WHAT IS EXPECTED - Only the lines from the top of the listing below to the line that has "-> NaN correlations" should be echoed, with both ends kept and pictures left out.

PROVIDED MATERIAL -
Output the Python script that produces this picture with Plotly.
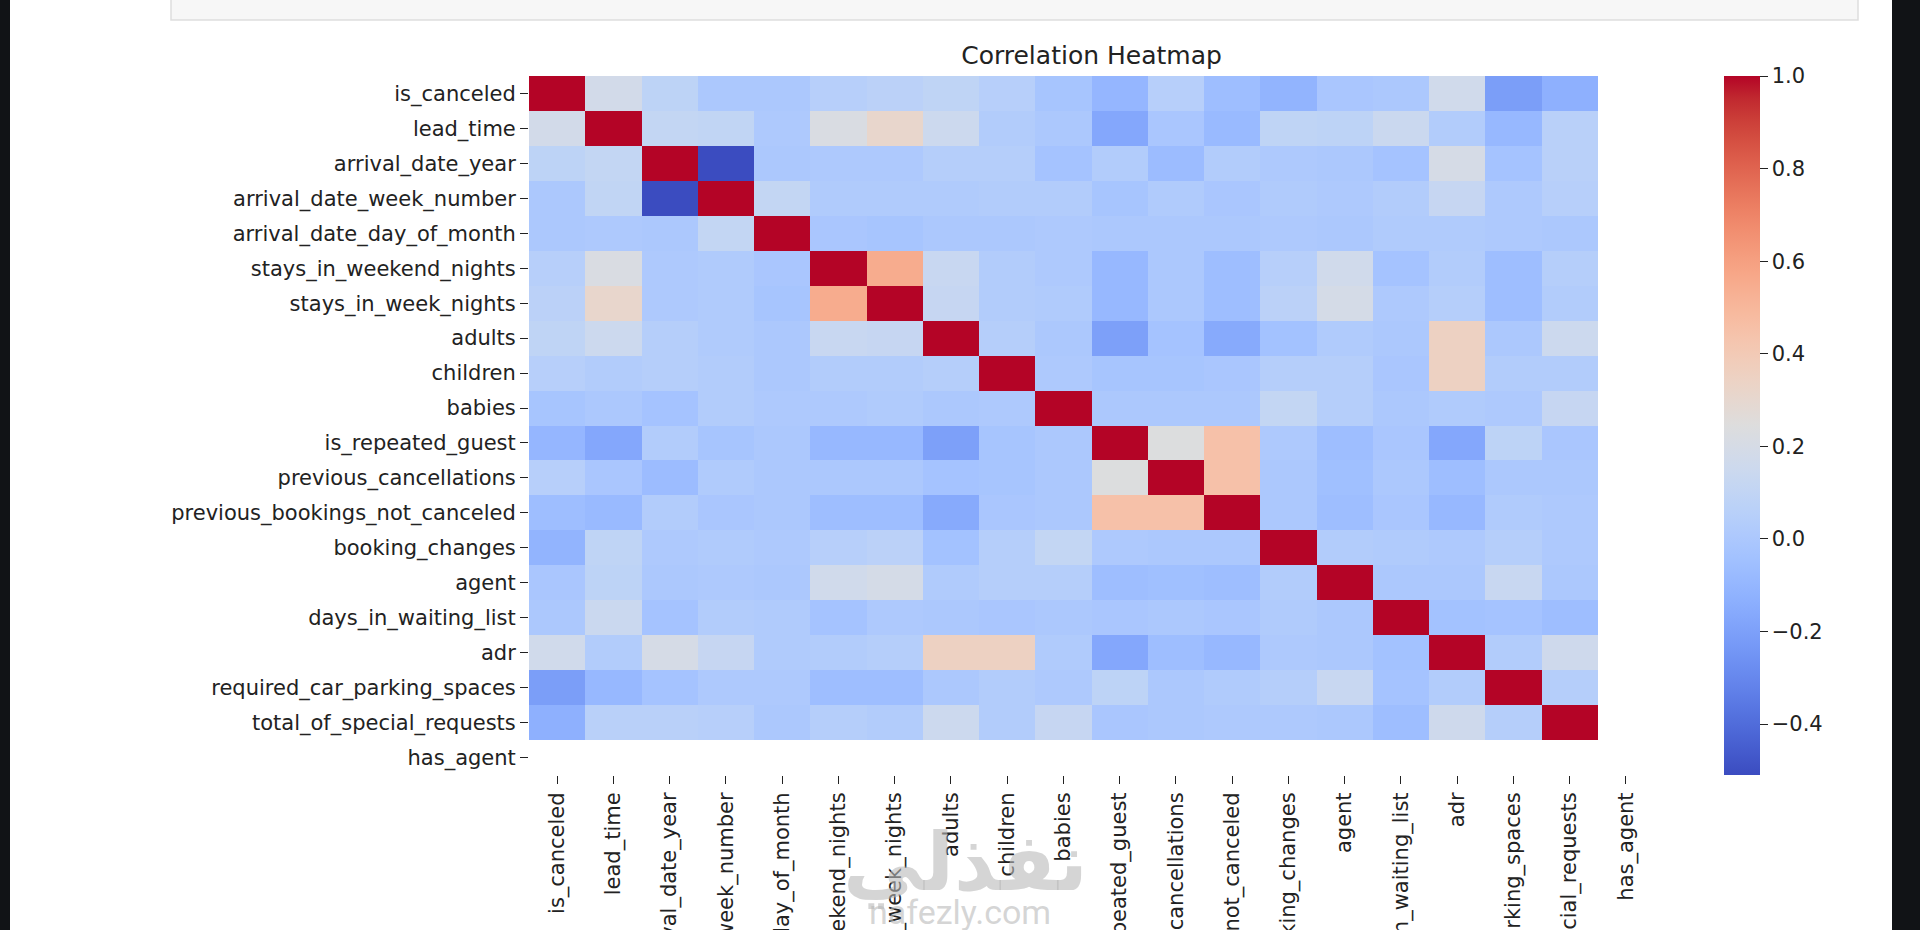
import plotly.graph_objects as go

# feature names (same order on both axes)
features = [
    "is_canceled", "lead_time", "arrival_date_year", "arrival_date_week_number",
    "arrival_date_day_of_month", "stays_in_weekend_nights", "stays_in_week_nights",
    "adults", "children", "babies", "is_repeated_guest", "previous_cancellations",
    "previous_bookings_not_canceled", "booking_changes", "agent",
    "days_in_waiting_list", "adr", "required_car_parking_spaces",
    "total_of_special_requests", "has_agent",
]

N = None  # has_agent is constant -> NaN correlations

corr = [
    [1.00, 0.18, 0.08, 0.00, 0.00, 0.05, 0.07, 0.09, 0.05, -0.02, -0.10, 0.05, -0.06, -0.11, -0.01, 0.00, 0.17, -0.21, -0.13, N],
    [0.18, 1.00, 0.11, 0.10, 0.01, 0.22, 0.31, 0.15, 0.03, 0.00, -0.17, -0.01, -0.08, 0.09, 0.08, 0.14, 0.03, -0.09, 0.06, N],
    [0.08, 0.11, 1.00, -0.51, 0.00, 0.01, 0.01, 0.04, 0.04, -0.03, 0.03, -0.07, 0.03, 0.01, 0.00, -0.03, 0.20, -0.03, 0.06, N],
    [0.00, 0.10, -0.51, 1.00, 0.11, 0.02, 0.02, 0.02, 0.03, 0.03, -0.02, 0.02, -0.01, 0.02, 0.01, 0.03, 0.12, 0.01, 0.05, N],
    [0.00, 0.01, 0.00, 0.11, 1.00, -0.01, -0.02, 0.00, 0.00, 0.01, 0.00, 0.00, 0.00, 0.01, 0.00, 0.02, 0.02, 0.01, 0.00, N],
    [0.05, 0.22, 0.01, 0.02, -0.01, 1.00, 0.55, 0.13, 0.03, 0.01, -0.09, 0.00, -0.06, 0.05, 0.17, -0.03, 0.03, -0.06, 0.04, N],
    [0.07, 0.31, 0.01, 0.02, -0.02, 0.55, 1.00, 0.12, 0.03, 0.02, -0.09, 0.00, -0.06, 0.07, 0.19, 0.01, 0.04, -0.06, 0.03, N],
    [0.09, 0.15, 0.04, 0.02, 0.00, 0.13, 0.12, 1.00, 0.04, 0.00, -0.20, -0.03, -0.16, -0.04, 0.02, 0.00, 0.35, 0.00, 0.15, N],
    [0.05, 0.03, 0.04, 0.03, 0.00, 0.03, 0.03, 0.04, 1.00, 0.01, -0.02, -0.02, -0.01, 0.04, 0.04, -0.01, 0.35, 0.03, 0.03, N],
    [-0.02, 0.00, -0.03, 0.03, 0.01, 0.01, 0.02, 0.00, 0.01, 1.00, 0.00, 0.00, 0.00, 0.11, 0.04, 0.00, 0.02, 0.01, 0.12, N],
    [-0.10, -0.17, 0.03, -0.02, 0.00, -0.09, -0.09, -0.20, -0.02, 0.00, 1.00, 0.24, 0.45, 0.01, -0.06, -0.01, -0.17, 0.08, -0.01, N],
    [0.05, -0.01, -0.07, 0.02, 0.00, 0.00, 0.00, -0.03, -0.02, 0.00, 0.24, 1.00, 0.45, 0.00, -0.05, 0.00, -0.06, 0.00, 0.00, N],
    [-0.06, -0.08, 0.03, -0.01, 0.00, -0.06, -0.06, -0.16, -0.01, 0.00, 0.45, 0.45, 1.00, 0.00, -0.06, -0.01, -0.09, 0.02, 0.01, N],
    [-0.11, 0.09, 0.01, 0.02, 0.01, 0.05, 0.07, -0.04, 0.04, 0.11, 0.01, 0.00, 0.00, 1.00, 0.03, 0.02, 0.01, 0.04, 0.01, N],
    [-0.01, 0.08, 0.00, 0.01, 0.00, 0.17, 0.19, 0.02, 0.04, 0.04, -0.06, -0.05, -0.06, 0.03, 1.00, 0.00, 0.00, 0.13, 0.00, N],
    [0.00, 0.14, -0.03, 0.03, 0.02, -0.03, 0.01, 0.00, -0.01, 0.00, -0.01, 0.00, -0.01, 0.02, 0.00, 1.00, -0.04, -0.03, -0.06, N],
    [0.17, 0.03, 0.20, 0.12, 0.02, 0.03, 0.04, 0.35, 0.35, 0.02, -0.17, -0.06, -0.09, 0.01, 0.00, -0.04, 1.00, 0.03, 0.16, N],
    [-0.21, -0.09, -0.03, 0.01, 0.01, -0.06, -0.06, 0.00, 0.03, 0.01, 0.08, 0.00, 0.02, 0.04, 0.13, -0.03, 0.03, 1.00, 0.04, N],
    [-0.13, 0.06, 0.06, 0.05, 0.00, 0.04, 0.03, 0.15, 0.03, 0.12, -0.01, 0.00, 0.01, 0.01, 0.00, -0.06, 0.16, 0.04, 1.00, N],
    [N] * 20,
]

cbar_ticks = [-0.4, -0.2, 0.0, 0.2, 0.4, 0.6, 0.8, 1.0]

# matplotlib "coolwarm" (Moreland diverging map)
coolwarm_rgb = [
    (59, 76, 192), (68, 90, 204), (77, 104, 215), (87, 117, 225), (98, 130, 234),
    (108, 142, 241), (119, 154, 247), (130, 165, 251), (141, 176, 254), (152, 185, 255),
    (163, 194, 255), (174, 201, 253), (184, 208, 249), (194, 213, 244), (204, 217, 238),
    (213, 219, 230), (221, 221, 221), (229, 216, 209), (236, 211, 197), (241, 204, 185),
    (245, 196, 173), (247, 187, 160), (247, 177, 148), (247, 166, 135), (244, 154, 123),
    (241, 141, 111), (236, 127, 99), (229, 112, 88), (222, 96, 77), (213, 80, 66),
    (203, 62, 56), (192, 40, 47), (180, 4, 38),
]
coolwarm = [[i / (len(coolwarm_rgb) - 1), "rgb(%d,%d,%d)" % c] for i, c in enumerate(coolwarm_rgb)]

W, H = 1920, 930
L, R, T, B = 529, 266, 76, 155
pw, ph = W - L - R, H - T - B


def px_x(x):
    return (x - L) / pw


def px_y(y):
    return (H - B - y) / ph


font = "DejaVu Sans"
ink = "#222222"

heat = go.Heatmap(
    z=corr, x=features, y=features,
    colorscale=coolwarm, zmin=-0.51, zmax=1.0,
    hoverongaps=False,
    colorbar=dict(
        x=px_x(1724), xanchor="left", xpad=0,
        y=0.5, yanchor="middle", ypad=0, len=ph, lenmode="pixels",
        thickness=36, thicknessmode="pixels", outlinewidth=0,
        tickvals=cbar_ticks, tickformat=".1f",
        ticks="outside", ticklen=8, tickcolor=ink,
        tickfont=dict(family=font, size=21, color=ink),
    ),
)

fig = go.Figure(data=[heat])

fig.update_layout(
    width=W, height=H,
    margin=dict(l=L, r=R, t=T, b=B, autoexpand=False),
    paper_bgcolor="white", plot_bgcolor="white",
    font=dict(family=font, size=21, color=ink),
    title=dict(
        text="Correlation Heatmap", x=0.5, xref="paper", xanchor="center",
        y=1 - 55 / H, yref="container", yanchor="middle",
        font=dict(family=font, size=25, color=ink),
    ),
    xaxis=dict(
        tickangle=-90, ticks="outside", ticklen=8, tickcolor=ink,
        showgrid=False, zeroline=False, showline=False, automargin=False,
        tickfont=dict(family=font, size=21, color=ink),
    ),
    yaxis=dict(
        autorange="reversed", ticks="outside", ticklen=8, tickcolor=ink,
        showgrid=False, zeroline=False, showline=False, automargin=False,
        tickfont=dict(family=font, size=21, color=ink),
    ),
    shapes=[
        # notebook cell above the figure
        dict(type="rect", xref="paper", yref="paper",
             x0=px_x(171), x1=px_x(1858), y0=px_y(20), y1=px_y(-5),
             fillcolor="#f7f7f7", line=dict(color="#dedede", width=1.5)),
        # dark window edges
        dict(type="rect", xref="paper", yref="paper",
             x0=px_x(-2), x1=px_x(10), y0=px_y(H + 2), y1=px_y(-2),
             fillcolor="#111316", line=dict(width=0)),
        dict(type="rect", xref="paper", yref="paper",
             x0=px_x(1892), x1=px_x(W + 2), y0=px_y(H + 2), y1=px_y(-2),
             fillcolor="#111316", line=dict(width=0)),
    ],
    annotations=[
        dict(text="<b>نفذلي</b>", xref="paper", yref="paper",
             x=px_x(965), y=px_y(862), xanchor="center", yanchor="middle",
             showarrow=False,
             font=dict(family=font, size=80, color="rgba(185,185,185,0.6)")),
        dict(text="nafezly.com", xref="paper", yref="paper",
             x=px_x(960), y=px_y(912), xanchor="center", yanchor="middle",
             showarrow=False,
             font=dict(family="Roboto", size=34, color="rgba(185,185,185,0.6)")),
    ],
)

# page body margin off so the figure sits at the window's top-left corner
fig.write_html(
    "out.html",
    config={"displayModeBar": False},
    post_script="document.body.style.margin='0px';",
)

TASK OUTPUT -
Output the Python script that produces this picture with Plotly.
import plotly.graph_objects as go

# feature names (same order on both axes)
features = [
    "is_canceled", "lead_time", "arrival_date_year", "arrival_date_week_number",
    "arrival_date_day_of_month", "stays_in_weekend_nights", "stays_in_week_nights",
    "adults", "children", "babies", "is_repeated_guest", "previous_cancellations",
    "previous_bookings_not_canceled", "booking_changes", "agent",
    "days_in_waiting_list", "adr", "required_car_parking_spaces",
    "total_of_special_requests", "has_agent",
]

N = None  # has_agent is constant -> NaN correlations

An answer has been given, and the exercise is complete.